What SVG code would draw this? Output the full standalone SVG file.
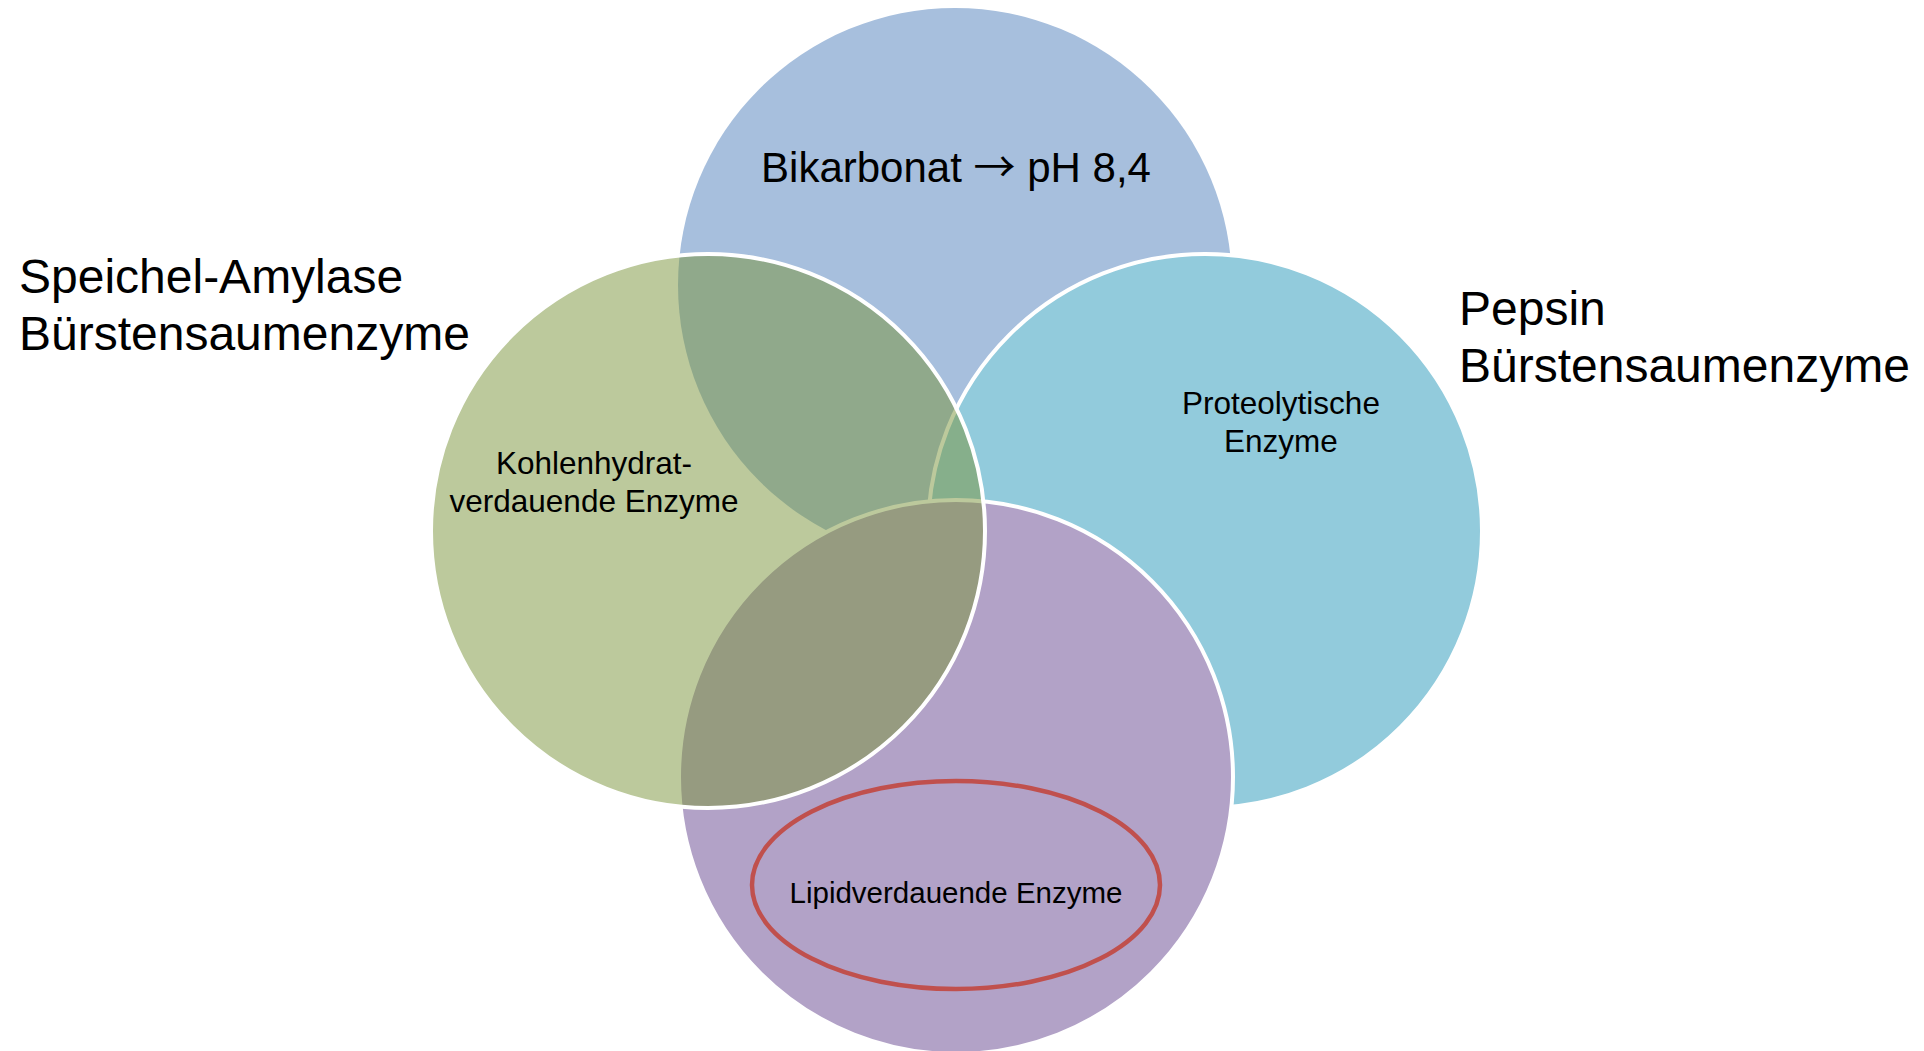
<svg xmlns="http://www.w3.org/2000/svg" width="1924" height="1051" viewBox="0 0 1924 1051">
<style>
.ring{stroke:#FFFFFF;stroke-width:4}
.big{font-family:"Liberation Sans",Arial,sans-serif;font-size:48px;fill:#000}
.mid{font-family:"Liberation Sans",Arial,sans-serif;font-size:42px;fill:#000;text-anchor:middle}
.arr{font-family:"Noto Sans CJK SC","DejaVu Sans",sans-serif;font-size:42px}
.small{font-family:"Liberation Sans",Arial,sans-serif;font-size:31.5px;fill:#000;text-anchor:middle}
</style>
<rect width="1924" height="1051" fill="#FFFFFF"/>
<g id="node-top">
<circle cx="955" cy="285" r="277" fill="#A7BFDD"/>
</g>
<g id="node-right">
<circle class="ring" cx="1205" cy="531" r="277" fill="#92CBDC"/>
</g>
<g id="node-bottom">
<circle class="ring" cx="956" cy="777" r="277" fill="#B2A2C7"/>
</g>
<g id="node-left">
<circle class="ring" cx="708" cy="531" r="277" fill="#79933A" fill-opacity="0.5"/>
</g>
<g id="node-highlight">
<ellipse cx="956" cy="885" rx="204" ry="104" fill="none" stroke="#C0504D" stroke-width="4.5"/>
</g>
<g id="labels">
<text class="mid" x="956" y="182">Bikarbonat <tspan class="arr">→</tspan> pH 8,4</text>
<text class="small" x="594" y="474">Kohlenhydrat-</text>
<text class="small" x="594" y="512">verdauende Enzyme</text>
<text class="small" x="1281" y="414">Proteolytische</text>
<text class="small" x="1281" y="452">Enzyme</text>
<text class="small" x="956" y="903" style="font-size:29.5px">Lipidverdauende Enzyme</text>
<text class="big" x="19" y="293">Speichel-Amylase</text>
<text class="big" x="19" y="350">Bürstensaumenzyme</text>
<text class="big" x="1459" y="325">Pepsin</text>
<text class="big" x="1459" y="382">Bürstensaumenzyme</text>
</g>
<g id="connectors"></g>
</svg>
+++++
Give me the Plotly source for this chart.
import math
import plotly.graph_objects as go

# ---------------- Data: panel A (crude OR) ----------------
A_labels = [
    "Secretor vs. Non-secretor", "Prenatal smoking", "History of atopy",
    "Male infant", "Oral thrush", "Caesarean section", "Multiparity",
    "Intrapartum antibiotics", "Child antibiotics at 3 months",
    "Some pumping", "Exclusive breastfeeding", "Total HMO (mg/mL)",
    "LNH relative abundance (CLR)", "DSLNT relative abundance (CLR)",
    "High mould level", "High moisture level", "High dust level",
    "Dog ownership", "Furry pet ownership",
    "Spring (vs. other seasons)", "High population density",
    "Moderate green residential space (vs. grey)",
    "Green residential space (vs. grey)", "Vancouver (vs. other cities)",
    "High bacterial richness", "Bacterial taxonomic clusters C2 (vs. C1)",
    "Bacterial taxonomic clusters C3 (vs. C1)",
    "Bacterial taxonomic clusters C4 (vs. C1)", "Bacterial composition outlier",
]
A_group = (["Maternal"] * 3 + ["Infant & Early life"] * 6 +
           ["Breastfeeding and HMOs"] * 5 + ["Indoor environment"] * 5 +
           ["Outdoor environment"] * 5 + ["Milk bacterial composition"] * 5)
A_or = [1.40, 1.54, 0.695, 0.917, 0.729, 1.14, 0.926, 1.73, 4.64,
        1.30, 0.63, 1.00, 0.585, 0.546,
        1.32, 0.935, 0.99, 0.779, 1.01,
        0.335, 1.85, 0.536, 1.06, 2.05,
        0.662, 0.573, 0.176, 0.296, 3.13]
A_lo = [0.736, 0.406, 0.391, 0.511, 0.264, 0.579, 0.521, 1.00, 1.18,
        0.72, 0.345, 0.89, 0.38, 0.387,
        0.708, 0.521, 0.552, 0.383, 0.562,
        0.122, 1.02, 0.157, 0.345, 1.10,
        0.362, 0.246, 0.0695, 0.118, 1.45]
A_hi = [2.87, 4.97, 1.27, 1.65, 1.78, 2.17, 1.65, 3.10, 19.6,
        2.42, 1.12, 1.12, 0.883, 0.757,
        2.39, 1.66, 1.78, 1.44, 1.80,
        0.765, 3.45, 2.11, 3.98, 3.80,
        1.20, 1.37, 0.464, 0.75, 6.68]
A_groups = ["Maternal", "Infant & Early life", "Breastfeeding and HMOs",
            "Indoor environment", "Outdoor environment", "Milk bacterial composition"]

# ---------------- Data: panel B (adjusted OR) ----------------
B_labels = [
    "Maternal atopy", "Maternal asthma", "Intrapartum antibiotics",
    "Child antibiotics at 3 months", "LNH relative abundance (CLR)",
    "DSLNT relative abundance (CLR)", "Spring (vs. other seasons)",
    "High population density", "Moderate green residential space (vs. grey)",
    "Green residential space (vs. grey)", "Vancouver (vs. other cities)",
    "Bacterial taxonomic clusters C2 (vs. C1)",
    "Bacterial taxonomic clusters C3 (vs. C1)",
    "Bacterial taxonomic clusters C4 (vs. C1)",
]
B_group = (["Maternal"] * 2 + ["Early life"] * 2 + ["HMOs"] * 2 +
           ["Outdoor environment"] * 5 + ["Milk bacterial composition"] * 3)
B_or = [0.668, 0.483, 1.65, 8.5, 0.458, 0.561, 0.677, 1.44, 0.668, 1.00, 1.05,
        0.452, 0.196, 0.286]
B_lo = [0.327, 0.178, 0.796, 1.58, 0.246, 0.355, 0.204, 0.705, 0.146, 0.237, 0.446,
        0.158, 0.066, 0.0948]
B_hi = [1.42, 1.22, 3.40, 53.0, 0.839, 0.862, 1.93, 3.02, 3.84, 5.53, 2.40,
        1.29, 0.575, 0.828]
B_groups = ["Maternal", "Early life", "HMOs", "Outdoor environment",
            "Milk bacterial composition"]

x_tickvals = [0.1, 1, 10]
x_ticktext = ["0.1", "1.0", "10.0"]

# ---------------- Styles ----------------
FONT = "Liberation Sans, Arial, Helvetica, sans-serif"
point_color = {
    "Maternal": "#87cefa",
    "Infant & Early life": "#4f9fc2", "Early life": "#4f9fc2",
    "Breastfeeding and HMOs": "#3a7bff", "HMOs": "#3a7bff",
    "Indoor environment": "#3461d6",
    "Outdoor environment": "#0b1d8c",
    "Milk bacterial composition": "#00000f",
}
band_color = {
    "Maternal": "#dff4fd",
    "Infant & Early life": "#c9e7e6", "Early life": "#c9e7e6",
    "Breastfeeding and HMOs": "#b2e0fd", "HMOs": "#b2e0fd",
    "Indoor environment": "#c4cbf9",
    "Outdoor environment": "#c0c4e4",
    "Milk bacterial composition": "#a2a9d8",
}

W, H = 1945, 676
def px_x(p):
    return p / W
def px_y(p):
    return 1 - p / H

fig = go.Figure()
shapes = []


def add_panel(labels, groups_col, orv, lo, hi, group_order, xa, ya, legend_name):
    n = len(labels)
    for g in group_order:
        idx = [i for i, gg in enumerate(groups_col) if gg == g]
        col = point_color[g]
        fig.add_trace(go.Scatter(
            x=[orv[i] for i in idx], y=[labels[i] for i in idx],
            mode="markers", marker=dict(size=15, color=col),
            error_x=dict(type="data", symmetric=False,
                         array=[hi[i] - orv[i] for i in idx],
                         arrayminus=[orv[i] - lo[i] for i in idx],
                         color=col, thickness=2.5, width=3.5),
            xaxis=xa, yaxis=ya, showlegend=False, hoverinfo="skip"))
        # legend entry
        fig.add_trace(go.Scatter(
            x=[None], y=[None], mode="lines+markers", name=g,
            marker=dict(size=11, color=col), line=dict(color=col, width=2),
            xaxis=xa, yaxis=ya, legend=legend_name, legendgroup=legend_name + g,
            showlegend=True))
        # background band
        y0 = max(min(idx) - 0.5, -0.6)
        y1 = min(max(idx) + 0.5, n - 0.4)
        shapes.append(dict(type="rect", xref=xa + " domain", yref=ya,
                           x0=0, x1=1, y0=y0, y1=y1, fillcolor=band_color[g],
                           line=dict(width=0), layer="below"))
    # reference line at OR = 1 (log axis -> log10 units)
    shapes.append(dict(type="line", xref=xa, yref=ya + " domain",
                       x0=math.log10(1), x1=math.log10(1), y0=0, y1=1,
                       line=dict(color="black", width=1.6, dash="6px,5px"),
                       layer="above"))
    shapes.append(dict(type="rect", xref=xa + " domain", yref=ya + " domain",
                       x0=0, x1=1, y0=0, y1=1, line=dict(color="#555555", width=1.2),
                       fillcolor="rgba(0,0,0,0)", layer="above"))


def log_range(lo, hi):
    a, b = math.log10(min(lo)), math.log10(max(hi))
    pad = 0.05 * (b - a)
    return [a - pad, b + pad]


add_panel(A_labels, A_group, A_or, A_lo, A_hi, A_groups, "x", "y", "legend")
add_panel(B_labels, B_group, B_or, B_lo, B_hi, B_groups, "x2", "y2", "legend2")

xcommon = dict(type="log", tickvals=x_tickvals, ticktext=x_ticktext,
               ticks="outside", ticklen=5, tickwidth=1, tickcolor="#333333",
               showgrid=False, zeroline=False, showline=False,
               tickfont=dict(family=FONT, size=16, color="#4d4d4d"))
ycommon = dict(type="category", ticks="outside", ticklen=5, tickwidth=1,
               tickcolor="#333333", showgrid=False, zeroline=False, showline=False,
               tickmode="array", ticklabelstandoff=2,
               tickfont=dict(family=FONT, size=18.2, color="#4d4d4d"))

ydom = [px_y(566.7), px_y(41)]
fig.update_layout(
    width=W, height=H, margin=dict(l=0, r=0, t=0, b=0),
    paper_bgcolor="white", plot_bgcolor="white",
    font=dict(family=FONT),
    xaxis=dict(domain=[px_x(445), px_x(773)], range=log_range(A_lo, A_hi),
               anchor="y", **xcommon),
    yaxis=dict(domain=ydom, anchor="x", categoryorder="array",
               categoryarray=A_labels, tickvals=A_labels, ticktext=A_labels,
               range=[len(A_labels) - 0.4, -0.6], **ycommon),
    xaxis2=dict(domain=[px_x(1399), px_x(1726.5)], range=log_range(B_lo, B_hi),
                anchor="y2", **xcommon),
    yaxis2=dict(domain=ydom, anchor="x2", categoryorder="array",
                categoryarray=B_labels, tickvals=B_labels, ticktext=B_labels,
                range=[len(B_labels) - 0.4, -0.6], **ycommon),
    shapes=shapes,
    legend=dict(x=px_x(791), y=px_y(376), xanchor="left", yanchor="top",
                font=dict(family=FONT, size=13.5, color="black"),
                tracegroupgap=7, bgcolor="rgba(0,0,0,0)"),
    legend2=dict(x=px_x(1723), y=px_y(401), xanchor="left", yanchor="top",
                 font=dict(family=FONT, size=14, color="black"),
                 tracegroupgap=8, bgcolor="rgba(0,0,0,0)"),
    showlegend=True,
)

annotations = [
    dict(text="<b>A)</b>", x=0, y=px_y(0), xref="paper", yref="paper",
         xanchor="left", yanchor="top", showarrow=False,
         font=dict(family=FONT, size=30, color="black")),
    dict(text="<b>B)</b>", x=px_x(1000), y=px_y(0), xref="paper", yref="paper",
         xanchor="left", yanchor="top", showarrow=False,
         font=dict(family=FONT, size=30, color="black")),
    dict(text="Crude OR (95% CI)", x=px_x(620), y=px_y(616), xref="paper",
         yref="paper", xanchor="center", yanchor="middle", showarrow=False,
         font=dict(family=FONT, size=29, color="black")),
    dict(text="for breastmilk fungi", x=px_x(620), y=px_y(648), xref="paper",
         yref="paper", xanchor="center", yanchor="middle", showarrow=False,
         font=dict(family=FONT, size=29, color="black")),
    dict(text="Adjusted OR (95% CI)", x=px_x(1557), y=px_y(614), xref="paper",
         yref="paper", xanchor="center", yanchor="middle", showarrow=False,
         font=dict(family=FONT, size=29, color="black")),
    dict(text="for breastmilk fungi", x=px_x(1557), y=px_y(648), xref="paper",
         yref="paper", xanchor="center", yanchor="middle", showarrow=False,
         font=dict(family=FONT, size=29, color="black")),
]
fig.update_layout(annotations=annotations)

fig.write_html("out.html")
+++++
*THE EXERCISE*
Output the lines of the records above exactly as they appear, from the line containing "Give me the Plotly source for this chart." through the line containing "import plotly.graph_objects as go".

*FINAL RESULT*
Give me the Plotly source for this chart.
import math
import plotly.graph_objects as go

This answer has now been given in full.